Generations of visitors came to recuperate in the spa town’s beneficial waters. Now it’s our own High Street that needs care and attention, says Tracy Spiers

The healing powers of CHELTENHAM

Our high streets have been eerily quiet. While we have been in lockdown, wildlife has been liberated and instead of people, our shopping centers have been visited by a variety of animals including sheep and deer. As life starts returning to shopping centers, there’s no doubt the landscape has changed and there will, unfortunately, be shops that won’t reopen. Yet whilst the High Street may have been shaken, every effort is being made to ensure it not only remains but thrives.

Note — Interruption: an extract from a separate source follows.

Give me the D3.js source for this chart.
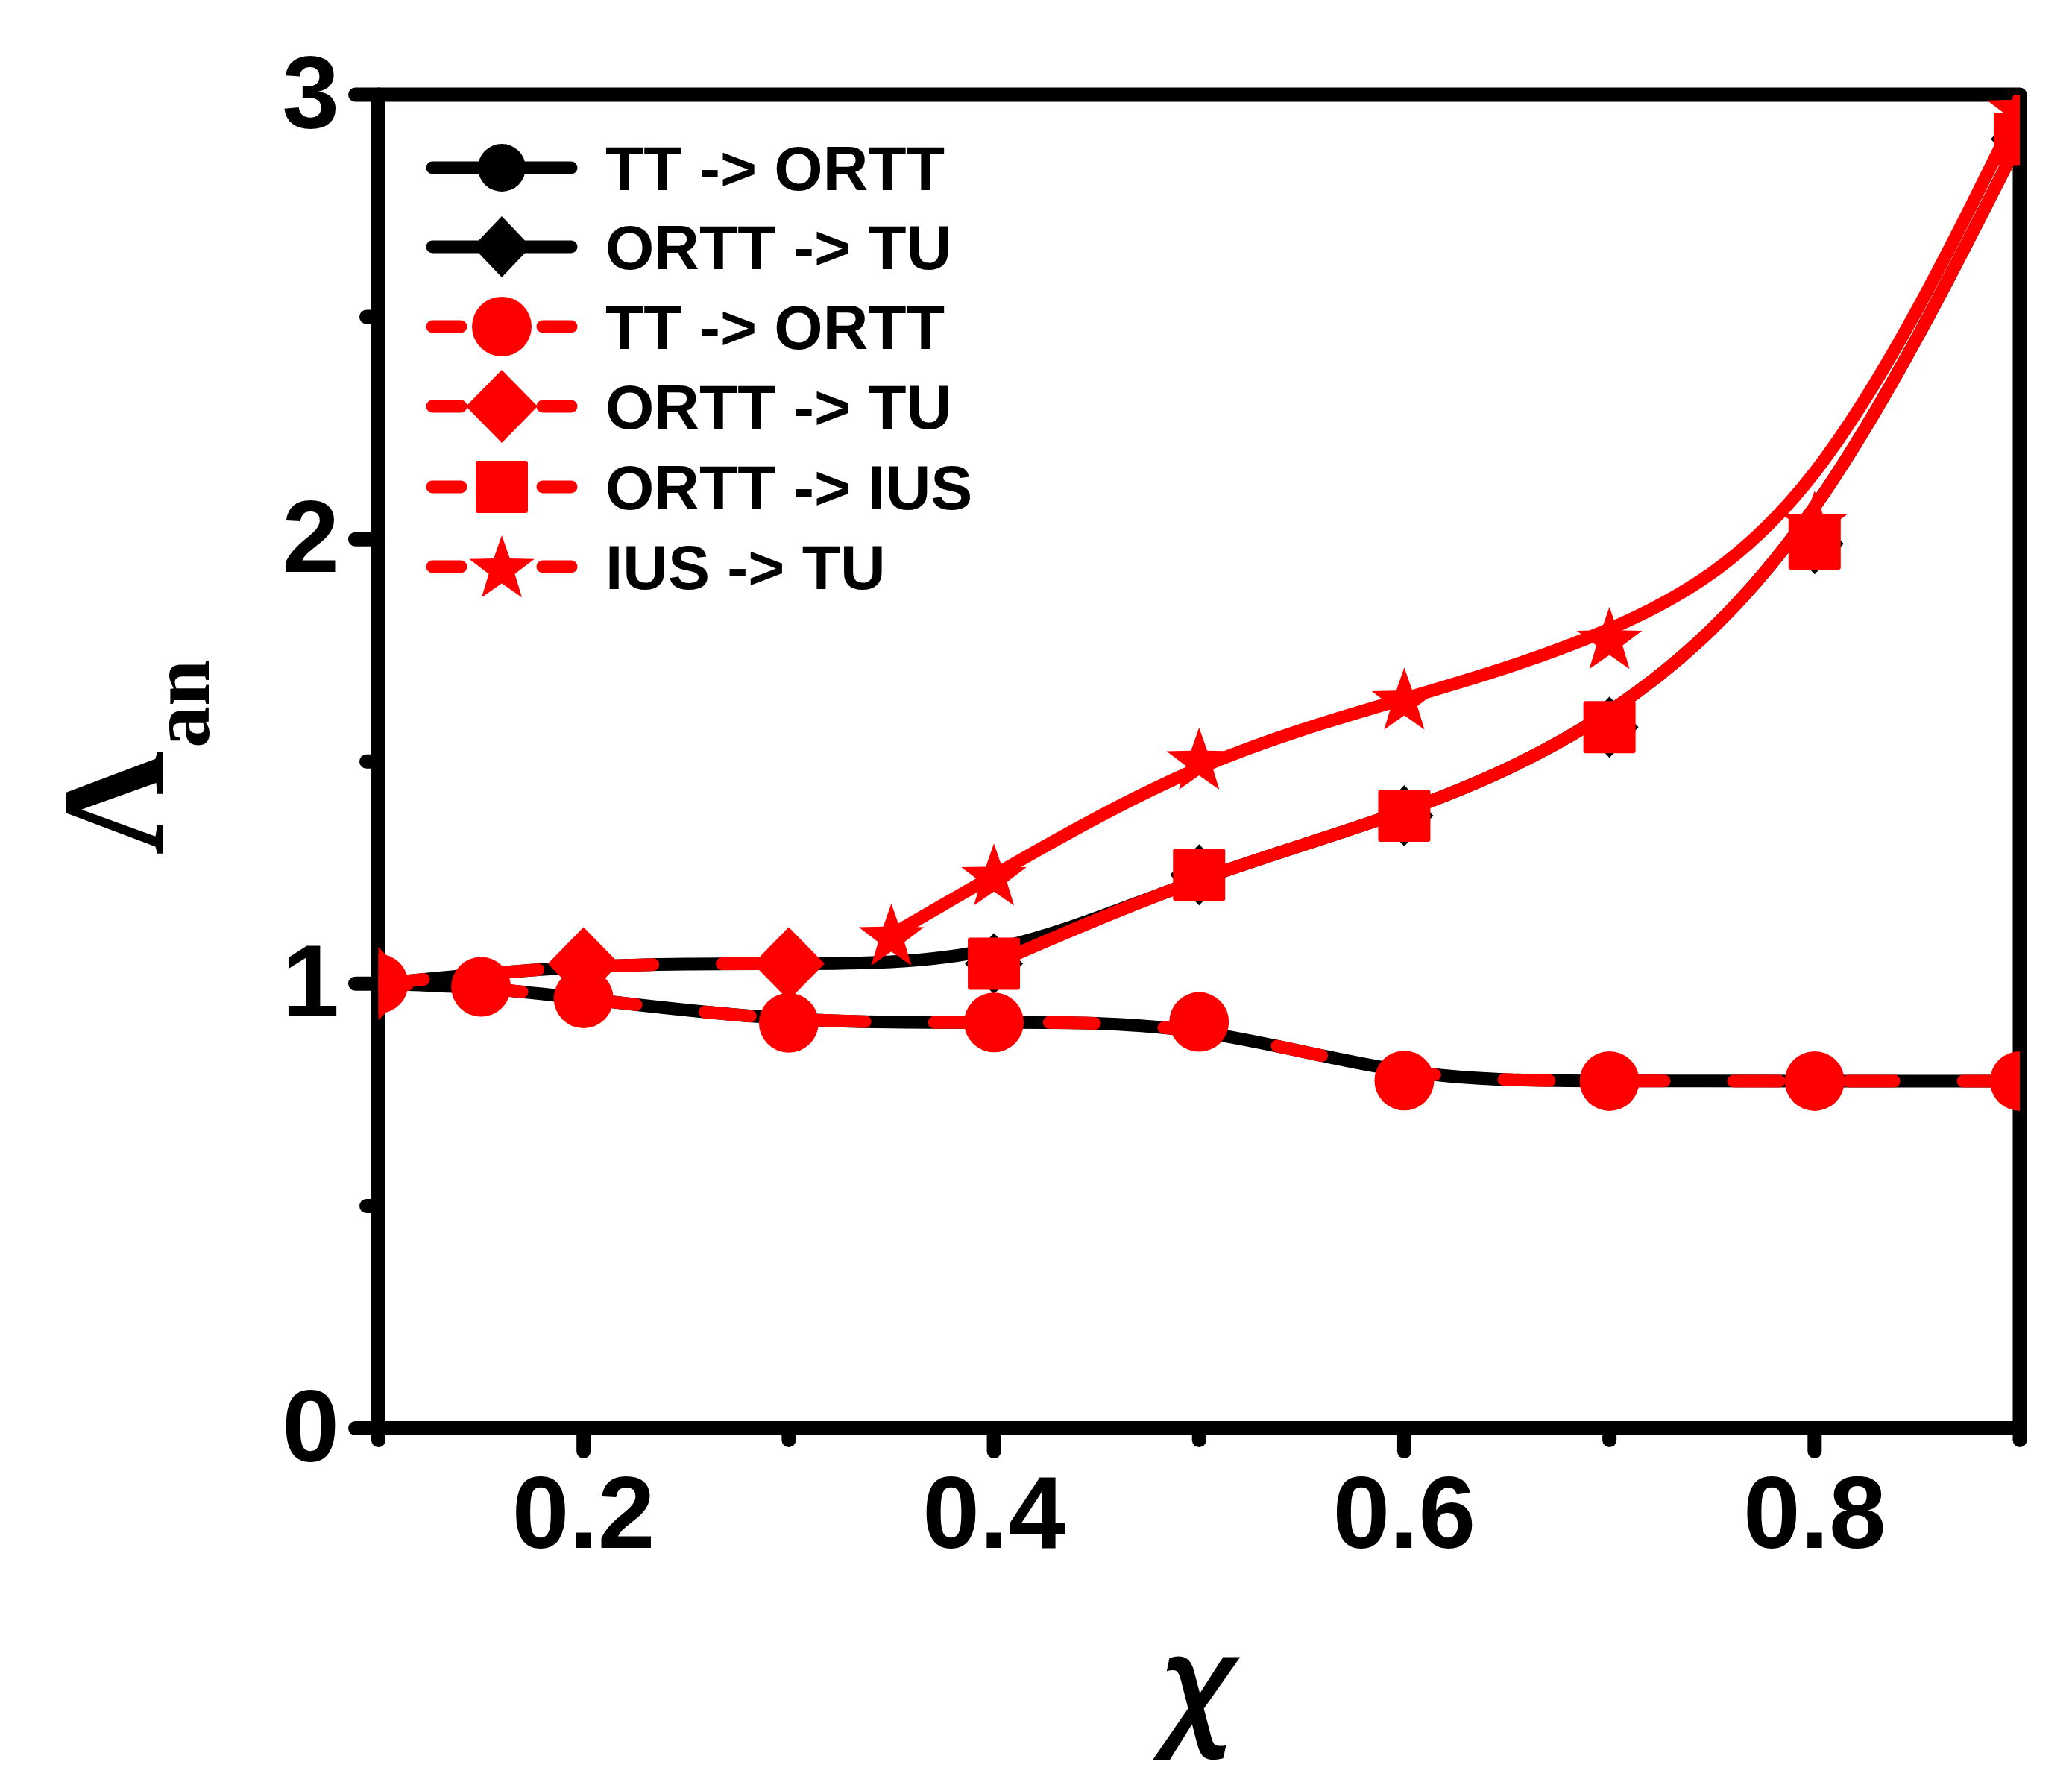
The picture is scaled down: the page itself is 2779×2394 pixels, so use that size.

In Gloucestershire, much work has been going on behind the scenes to help Cheltenham’s High Street get back on its feet. During the lockdown, about 30 shops in the Regency spa town have remained open to provide essential supplies and services, which include banks, chemists, supermarkets, food halls, and takeaways.

Kevan Blackadder, Director for BID (Business Improvement District) in Cheltenham, one of 300 business-led partnerships nationwide, says every effort is being made to prepare and support businesses in this unprecedented time. In Cheltenham, the BID works on behalf of 600 businesses in the town.

“We have been doing a checklist of what shops need to put in place in terms of health and safety, preparing their shop space and staff for reopening. This has included making sure they know where they can get enough PPE, hand sanitizers, and so on and a list of places they can get stock from,” says Kevan.